DATA RECORDS

####

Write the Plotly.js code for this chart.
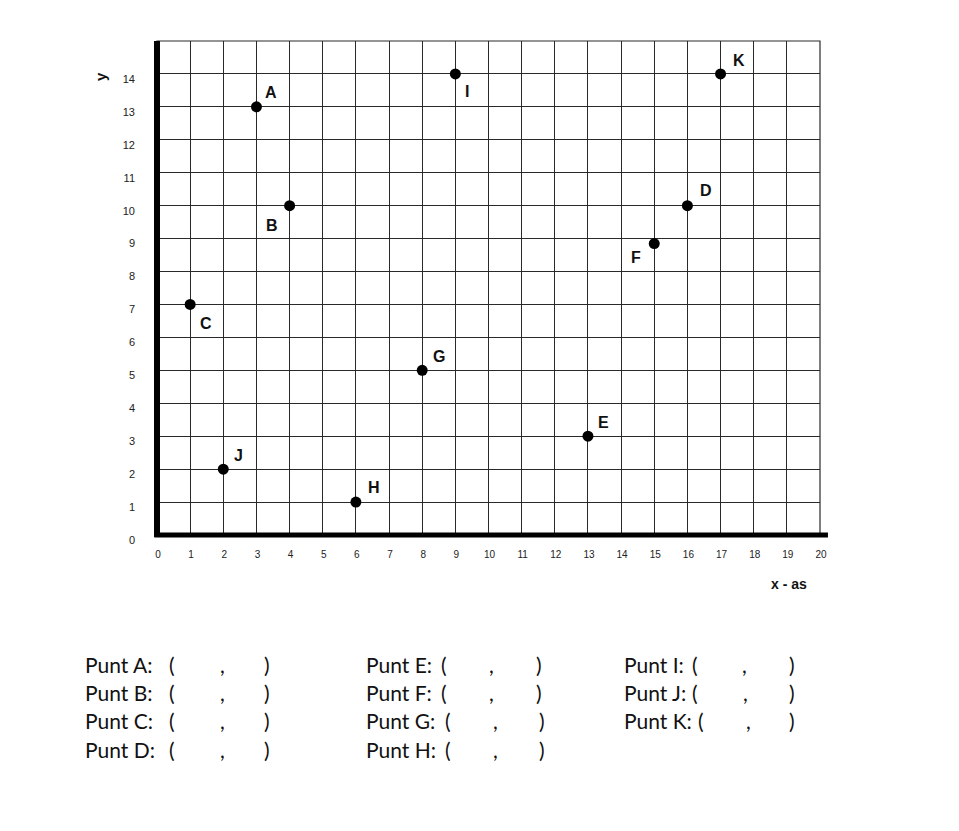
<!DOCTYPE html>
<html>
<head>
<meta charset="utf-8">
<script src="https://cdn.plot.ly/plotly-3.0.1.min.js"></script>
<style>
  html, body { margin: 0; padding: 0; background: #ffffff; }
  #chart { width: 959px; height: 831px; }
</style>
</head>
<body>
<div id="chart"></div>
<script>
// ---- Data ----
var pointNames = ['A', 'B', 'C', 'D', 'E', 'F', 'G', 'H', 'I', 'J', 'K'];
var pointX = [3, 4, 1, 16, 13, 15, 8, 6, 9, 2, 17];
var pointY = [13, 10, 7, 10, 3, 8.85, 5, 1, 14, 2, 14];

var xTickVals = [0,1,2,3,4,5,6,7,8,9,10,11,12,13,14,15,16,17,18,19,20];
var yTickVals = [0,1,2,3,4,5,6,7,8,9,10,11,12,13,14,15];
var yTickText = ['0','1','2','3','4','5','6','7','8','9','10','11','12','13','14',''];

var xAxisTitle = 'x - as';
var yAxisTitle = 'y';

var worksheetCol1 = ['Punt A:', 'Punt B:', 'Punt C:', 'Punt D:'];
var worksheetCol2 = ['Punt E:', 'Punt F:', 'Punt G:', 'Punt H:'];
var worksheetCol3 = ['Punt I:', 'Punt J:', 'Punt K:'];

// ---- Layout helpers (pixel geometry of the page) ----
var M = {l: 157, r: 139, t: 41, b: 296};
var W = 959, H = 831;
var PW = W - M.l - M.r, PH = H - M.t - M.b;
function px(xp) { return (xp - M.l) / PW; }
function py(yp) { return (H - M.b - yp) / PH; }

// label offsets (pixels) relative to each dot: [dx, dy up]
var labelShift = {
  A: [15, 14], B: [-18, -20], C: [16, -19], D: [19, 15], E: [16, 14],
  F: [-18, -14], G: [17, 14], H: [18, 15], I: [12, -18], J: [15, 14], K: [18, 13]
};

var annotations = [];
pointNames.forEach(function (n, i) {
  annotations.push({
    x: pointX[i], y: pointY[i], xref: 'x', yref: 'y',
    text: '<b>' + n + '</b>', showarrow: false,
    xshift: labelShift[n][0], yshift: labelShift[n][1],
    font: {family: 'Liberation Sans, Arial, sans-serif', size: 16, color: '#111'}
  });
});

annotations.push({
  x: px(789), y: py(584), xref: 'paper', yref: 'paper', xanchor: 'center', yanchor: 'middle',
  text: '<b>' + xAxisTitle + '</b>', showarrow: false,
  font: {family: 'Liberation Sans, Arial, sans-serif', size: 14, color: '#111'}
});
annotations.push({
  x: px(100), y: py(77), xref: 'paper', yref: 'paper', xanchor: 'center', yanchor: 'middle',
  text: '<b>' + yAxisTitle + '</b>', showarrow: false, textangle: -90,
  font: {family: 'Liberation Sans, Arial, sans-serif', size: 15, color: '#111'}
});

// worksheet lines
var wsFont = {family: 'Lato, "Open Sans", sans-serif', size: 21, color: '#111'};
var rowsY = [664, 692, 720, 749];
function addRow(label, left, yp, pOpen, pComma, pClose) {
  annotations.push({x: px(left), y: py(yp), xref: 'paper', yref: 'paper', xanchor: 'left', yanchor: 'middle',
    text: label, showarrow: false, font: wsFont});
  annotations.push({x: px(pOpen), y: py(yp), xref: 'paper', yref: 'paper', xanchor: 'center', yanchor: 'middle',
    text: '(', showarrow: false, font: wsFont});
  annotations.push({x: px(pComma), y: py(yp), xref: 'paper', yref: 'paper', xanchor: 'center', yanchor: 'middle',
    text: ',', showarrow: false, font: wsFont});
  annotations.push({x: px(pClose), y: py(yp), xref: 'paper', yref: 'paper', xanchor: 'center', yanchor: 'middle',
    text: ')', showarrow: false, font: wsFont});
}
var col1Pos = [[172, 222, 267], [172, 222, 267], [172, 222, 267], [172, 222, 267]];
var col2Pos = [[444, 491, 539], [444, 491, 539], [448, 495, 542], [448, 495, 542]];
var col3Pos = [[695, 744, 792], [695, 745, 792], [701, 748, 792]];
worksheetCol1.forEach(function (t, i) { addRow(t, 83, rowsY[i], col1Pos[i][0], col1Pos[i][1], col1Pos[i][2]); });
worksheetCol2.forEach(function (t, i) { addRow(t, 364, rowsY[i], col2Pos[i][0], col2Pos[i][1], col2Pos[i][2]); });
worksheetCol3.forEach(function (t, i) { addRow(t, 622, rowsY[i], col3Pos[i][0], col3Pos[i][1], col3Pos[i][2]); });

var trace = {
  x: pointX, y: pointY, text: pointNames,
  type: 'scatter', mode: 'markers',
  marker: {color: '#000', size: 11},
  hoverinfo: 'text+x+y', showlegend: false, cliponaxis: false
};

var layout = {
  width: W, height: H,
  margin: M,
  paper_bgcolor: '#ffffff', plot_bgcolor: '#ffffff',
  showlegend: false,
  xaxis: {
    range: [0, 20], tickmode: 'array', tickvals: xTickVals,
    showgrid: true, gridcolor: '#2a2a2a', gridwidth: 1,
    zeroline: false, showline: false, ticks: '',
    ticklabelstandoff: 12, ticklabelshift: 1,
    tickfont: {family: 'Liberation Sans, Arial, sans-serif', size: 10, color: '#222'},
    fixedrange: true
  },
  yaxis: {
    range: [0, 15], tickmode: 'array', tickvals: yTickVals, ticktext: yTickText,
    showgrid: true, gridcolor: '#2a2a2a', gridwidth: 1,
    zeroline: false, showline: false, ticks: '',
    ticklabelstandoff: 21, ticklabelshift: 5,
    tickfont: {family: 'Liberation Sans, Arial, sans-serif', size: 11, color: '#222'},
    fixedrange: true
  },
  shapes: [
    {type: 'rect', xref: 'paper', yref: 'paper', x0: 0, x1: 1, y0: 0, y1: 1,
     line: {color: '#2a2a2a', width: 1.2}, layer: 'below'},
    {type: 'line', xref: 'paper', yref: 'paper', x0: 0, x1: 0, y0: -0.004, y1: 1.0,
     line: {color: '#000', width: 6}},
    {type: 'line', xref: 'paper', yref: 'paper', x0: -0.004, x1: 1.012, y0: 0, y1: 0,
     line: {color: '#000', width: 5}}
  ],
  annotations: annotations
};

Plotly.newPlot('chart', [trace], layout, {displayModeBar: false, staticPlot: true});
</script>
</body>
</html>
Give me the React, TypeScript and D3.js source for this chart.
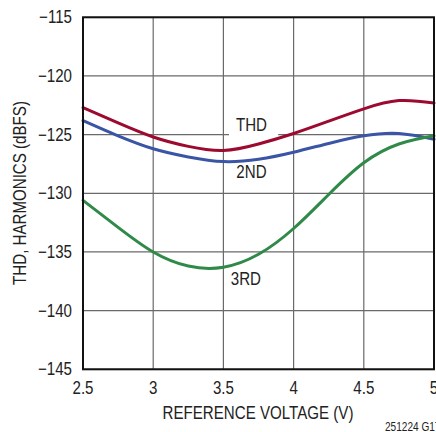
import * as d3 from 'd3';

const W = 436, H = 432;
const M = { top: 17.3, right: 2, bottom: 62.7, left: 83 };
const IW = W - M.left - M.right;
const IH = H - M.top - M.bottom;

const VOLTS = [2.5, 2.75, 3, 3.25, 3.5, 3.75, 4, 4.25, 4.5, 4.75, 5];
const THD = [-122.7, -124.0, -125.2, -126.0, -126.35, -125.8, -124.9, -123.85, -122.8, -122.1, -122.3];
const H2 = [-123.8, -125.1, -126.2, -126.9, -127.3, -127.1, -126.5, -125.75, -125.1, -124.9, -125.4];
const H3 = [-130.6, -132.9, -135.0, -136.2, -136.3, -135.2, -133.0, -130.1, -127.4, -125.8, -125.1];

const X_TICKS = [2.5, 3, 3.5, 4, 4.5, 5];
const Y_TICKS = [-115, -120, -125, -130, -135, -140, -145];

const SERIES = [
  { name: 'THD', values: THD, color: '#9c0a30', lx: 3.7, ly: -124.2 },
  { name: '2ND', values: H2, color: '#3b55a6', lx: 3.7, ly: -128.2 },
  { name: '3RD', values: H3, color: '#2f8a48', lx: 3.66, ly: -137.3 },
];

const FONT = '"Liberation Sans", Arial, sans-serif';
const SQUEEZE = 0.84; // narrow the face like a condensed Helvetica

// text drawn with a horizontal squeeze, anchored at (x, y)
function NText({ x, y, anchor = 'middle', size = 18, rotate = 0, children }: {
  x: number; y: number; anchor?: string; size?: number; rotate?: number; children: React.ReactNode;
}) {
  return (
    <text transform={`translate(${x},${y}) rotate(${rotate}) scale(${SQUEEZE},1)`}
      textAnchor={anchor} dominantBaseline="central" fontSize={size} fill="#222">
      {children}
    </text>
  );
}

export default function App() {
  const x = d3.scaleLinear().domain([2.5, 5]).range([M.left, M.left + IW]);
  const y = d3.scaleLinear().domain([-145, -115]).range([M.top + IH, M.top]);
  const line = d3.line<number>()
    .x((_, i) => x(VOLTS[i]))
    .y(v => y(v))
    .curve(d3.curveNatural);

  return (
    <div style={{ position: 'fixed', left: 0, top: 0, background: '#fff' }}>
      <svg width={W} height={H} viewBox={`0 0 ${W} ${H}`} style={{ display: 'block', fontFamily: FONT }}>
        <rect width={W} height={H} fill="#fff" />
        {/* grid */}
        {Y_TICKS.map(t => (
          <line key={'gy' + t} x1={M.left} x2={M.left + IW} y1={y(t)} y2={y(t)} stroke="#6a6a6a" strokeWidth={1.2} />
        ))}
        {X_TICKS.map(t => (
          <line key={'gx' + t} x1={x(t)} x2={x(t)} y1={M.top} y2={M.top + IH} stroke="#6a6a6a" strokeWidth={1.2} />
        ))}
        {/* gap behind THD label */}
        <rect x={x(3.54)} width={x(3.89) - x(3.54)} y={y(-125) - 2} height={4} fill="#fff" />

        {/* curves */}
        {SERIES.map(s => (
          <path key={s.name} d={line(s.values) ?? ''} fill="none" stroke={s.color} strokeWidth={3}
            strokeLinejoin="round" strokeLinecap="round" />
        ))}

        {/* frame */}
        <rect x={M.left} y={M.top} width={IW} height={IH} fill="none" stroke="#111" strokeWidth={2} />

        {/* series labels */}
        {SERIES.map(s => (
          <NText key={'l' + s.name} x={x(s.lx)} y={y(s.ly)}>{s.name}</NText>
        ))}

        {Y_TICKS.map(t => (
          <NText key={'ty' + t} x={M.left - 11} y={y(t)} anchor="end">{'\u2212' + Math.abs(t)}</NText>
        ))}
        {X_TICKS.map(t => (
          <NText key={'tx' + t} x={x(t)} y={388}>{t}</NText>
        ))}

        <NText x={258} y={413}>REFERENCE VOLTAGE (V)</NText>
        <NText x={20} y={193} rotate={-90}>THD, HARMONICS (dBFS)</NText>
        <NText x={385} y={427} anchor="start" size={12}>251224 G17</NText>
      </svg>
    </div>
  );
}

####

TASK PROMPT
Copy word for word every line from the one with "Give me the" through the one with "-127.4, -125.8, -125.1];", including both. No pictures belong in the copy.

WRITTEN SOLUTION
Give me the React, TypeScript and D3.js source for this chart.
import * as d3 from 'd3';

const W = 436, H = 432;
const M = { top: 17.3, right: 2, bottom: 62.7, left: 83 };
const IW = W - M.left - M.right;
const IH = H - M.top - M.bottom;

const VOLTS = [2.5, 2.75, 3, 3.25, 3.5, 3.75, 4, 4.25, 4.5, 4.75, 5];
const THD = [-122.7, -124.0, -125.2, -126.0, -126.35, -125.8, -124.9, -123.85, -122.8, -122.1, -122.3];
const H2 = [-123.8, -125.1, -126.2, -126.9, -127.3, -127.1, -126.5, -125.75, -125.1, -124.9, -125.4];
const H3 = [-130.6, -132.9, -135.0, -136.2, -136.3, -135.2, -133.0, -130.1, -127.4, -125.8, -125.1];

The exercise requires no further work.